Task brief
Go through the records below from the first line and print each one exactly, stopping after the line that contains "import pandas as pd". Do not print pictures or anything past that line.

☆ ☆ ☆ ☆

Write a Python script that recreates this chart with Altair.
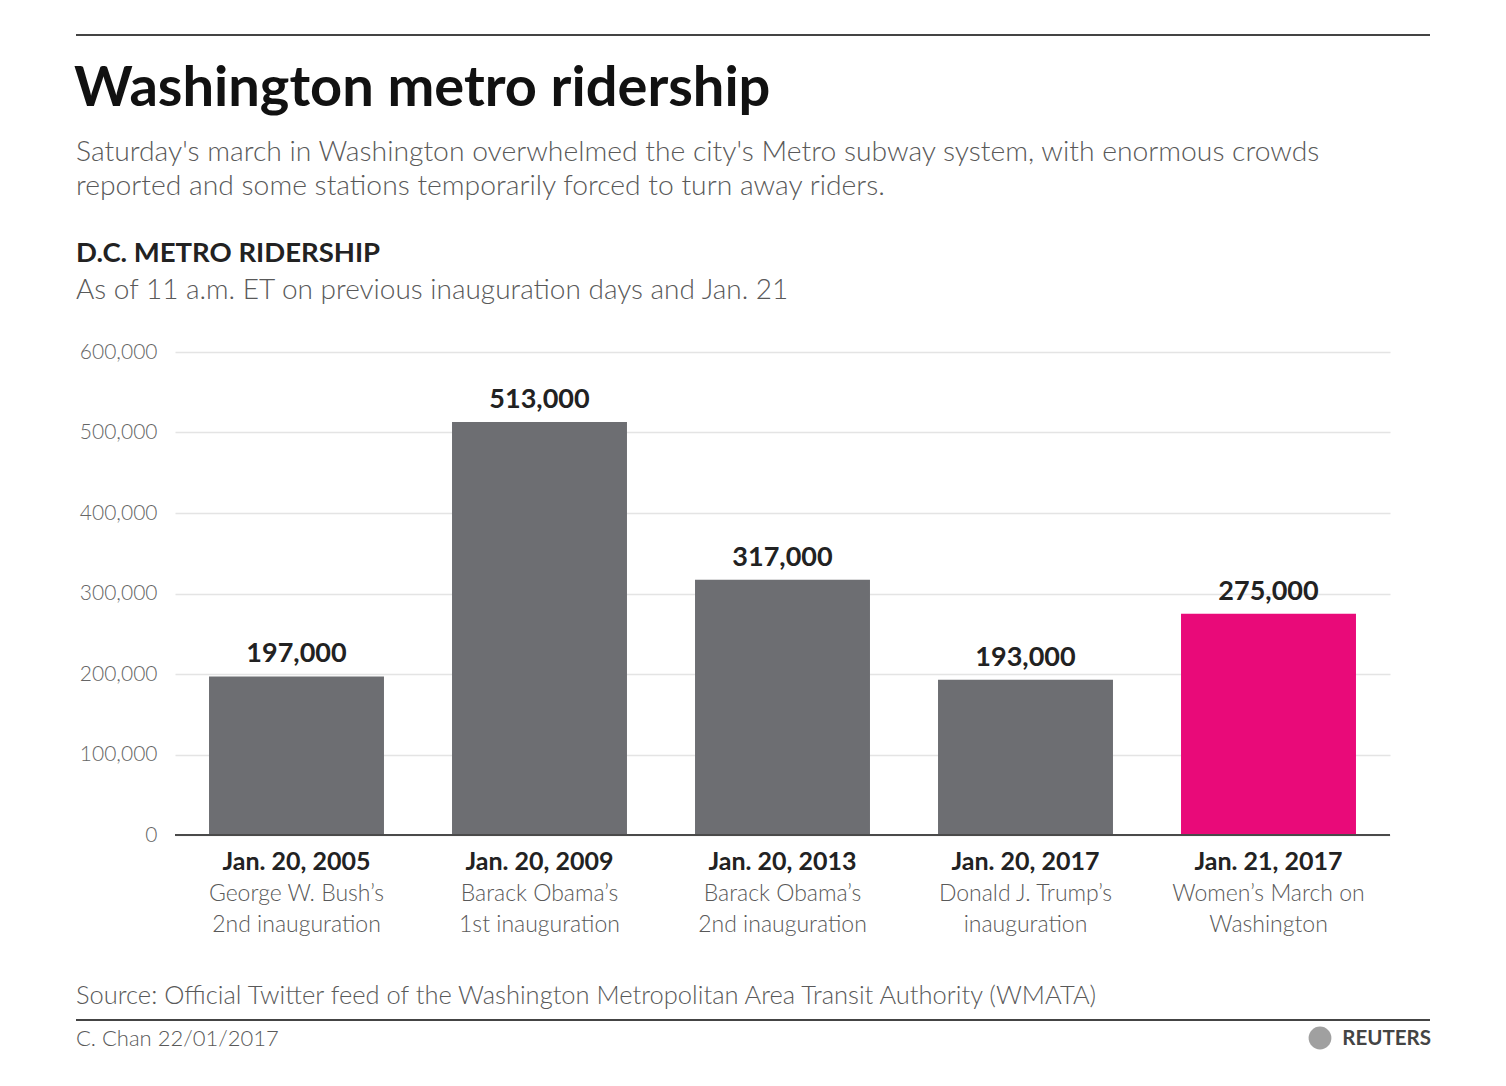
import altair as alt
import pandas as pd

# Ridership as of 11 a.m. ET
dates = ["Jan. 20, 2005", "Jan. 20, 2009", "Jan. 20, 2013", "Jan. 20, 2017", "Jan. 21, 2017"]
events = [
    "George W. Bush’s\n2nd inauguration",
    "Barack Obama’s\n1st inauguration",
    "Barack Obama’s\n2nd inauguration",
    "Donald J. Trump’s\ninauguration",
    "Women’s March on\nWashington",
]
riders = [197000, 513000, 317000, 193000, 275000]
bar_colors = ["#6d6e72", "#6d6e72", "#6d6e72", "#6d6e72", "#e90a79"]
y_ticks = [0, 100000, 200000, 300000, 400000, 500000, 600000]

df = pd.DataFrame({"date": dates, "event": events, "riders": riders, "color": bar_colors})

FONT = "Lato"
GREY = "#595959"
W, H = 1215, 483          # plot area
LEFT, TOP = 167, 344      # plot origin inside the svg

x = alt.X("date:N", sort=dates, title=None,
          scale=alt.Scale(paddingInner=0.28, paddingOuter=0.14),
          axis=alt.Axis(labels=False, ticks=False, domain=False, grid=False))
y = alt.Y("riders:Q", title=None,
          scale=alt.Scale(domain=[0, 600000], nice=False),
          axis=alt.Axis(values=y_ticks, format=",.0f", domain=False, ticks=False,
                        labelColor="#666", labelFontSize=21, labelPadding=18,
                        labelFont=FONT, labelFontWeight=300,
                        gridColor="#e4e4e4", gridWidth=1.5))

base = alt.Chart(df)

bars = base.mark_bar().encode(x=x, y=y, color=alt.Color("color:N", scale=None))

values = base.mark_text(font=FONT, fontSize=27, fontWeight="bold", color="#222",
                        baseline="alphabetic", dy=-14).encode(
    x=alt.X("date:N", sort=dates), y="riders:Q", text=alt.Text("riders:Q", format=",.0f"))

baseline = alt.Chart(pd.DataFrame({"v": [0]})).mark_rule(color="#4a4a4a", strokeWidth=2).encode(
    y="v:Q", x=alt.value(0), x2=alt.value(W))

date_lbl = base.mark_text(font=FONT, fontSize=25, fontWeight="bold", color="#222",
                          baseline="alphabetic").encode(
    x=alt.X("date:N", sort=dates), y=alt.value(870 - 352), text="date:N")

event_lbl = base.mark_text(font=FONT, fontSize=23, fontWeight=300, color=GREY,
                           baseline="alphabetic", lineBreak="\n", lineHeight=31).encode(
    x=alt.X("date:N", sort=dates), y=alt.value(901 - 352), text="event:N")


def note(txt, px, py, size, color, weight="normal", align="left"):
    # px, py are page coordinates; shift into plot coordinates
    return alt.Chart(pd.DataFrame({"t": [txt]})).mark_text(
        font=FONT, fontSize=size, color=color, fontWeight=weight,
        align=align, baseline="alphabetic").encode(
        text="t:N", x=alt.value(px - 175), y=alt.value(py - 352))


def hline(py, x0, x1, color="#444", w=2):
    return alt.Chart(pd.DataFrame({"v": [0]})).mark_rule(color=color, strokeWidth=w).encode(
        x=alt.value(x0 - 175), x2=alt.value(x1 - 175), y=alt.value(py - 352))


notes = [
    hline(35, 76, 1430),
    note("Washington metro ridership", 74, 106, 56, "#111", "bold"),
    note("Saturday's march in Washington overwhelmed the city's Metro subway system, with enormous crowds",
         76, 161, 28.3, GREY, 300),
    note("reported and some stations temporarily forced to turn away riders.", 76, 195, 28.3, GREY, 300),
    note("D.C. METRO RIDERSHIP", 76, 262, 27.5, "#222", "bold"),
    note("As of 11 a.m. ET on previous inauguration days and Jan. 21", 76, 299, 28, GREY, 300),
    note("Source: Official Twitter feed of the Washington Metropolitan Area Transit Authority (WMATA)",
         76, 1004, 25.5, GREY, 300),
    hline(1020, 76, 1430),
    note("C. Chan 22/01/2017", 76, 1046, 22, GREY, 300),
    note("REUTERS", 1431, 1045, 20.5, "#444", "bold", "right"),
]

logo = alt.Chart(pd.DataFrame({"v": [0]})).mark_point(
    shape="circle", size=520, filled=True, color="#777").encode(
    x=alt.value(1320 - 175), y=alt.value(1038 - 352))

chart = alt.layer(bars, baseline, values, date_lbl, event_lbl, logo, *notes).properties(
    width=W, height=H,
    autosize=alt.AutoSizeParams(type="none"),
    padding={"left": LEFT, "top": TOP, "right": 108, "bottom": 243},
    background="white",
).configure_view(strokeWidth=0)

chart.save("out.html", embed_options={"renderer": "svg", "actions": False})
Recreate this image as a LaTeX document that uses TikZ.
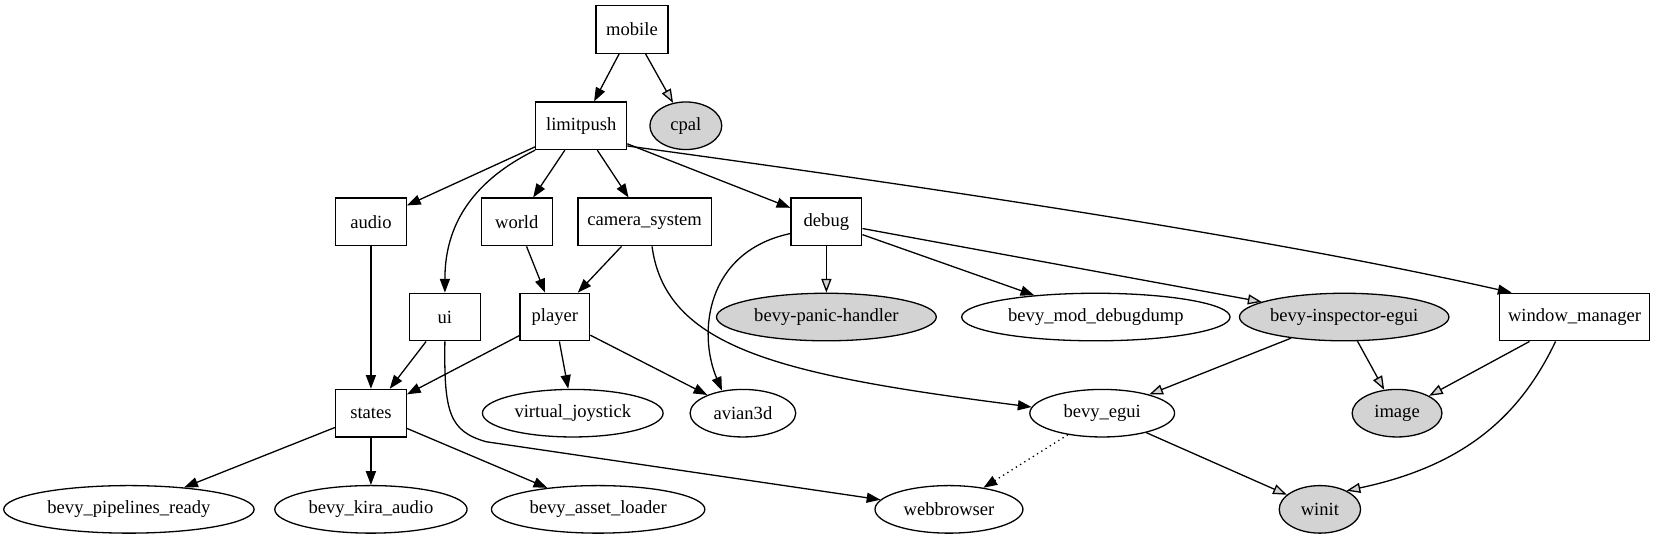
\documentclass[tikz,border=0pt]{standalone}
\usepackage{fontspec}
\setmainfont{Liberation Serif}
\usetikzlibrary{shapes.geometric,arrows.meta,calc}
\definecolor{gvgray}{HTML}{D3D3D3}
\tikzset{
  gvbox/.style={draw, rectangle, minimum height=0.9cm, inner sep=0pt, line width=0.7pt, font=\fontsize{10}{12}\selectfont},
  gvell/.style={draw, ellipse, minimum height=0.9cm, inner sep=0pt, line width=0.7pt, font=\fontsize{10}{12}\selectfont},
  gvfill/.style={fill=gvgray},
  arr/.style={line width=0.7pt, -{Triangle[length=0.26cm,width=0.19cm]}},
  oarr/.style={line width=0.7pt, -{Triangle[length=0.26cm,width=0.19cm,fill=gvgray]}},
}
\begin{document}
\begin{tikzpicture}[x=0.02cm,y=-0.02cm]
\path[fill=white,use as bounding box] (0,0) rectangle (1568,510);
% nodes
\node[gvbox, minimum width=1.36cm] (mobile) at (598,28) {mobile};
\node[gvbox, minimum width=1.72cm] (lp) at (550,119) {limitpush};
\node[gvell, gvfill, minimum width=1.36cm] (cpal) at (649,119) {cpal};
\node[gvbox, minimum width=1.34cm] (audio) at (351,210) {audio};
\node[gvbox, minimum width=1.34cm] (world) at (489,210) {world};
\node[gvbox, minimum width=2.52cm] (cam) at (610,210) {camera\_system};
\node[gvbox, minimum width=1.34cm] (debug) at (782,210) {debug};
\node[gvbox, minimum width=1.34cm] (ui) at (421,300) {ui};
\node[gvbox, minimum width=1.32cm] (player) at (525,300) {player};
\node[gvell, gvfill, minimum width=4.16cm] (bph) at (782,300) {bevy-panic-handler};
\node[gvell, minimum width=5.08cm] (bmd) at (1037,300) {bevy\_mod\_debugdump};
\node[gvell, gvfill, minimum width=3.74cm] (bie) at (1272,300) {bevy-inspector-egui};
\node[gvbox, minimum width=2.84cm] (wm) at (1490,300) {window\_manager};
\node[gvbox, minimum width=1.34cm] (states) at (351,391) {states};
\node[gvell, minimum width=3.42cm] (vj) at (542,391) {virtual\_joystick};
\node[gvell, minimum width=2.0cm] (av) at (703,391) {avian3d};
\node[gvell, minimum width=2.74cm] (be) at (1043,391) {bevy\_egui};
\node[gvell, gvfill, minimum width=1.70cm] (img) at (1322,391) {image};
\node[gvell, minimum width=4.74cm] (bpr) at (122,482) {bevy\_pipelines\_ready};
\node[gvell, minimum width=3.64cm] (bka) at (351,482) {bevy\_kira\_audio};
\node[gvell, minimum width=4.04cm] (bal) at (566,482) {bevy\_asset\_loader};
\node[gvell, minimum width=2.8cm] (wb) at (898,482) {webbrowser};
\node[gvell, gvfill, minimum width=1.54cm] (wt) at (1249,482) {winit};
% edges
\draw[arr] (mobile) -- (lp);
\draw[oarr] (mobile) -- (cpal);
\draw[arr] (lp) -- (audio);
\draw[arr] (lp.south west) .. controls (440,175) and (421,220) .. (ui.north);
\draw[arr] (lp) -- (world);
\draw[arr] (lp) -- (cam);
\draw[arr] (lp) -- (debug);
\draw[arr] ($(lp.south east)+(0,-4)$) .. controls (900,180) and (1200,225) .. ($(wm.north west)+(12,0)$);
\draw[arr] (audio) -- (states);
\draw[arr] (world) -- (player);
\draw[arr] (cam) -- (player);
\draw[arr] ($(cam.south)+(7,0)$) .. controls (630,330) and (740,355) .. (be.175);
\draw[oarr] (debug) -- (bph);
\draw[arr] (debug) -- (bmd);
\draw[oarr] (debug) -- (bie);
\draw[arr] ($(debug.west)+(0,11)$) .. controls (668,238) and (660,315) .. (av.133);
\draw[arr] (ui) -- (states);
\draw[arr] (ui.south) .. controls (420,390) and (425,408) .. (460,418) -- (wb.172);
\draw[arr] (player) -- (states);
\draw[arr] (player) -- (vj);
\draw[arr] (player) -- (av);
\draw[arr] (states) -- (bpr);
\draw[arr] (states) -- (bka);
\draw[arr] (states) -- (bal);
\draw[oarr] (bie) -- (be);
\draw[oarr] (bie) -- (img);
\draw[oarr] (wm) -- (img);
\draw[oarr] ($(wm.south)+(-18,0)$) .. controls (1440,390) and (1390,440) .. (wt.35);
\draw[arr, dotted] (be) -- (wb);
\draw[oarr] (be) -- (wt);
\end{tikzpicture}
\end{document}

☆ ☆ ☆ ☆

Reply to the exercise
Write a Python script that recreates this chart with Altair.
import altair as alt
import pandas as pd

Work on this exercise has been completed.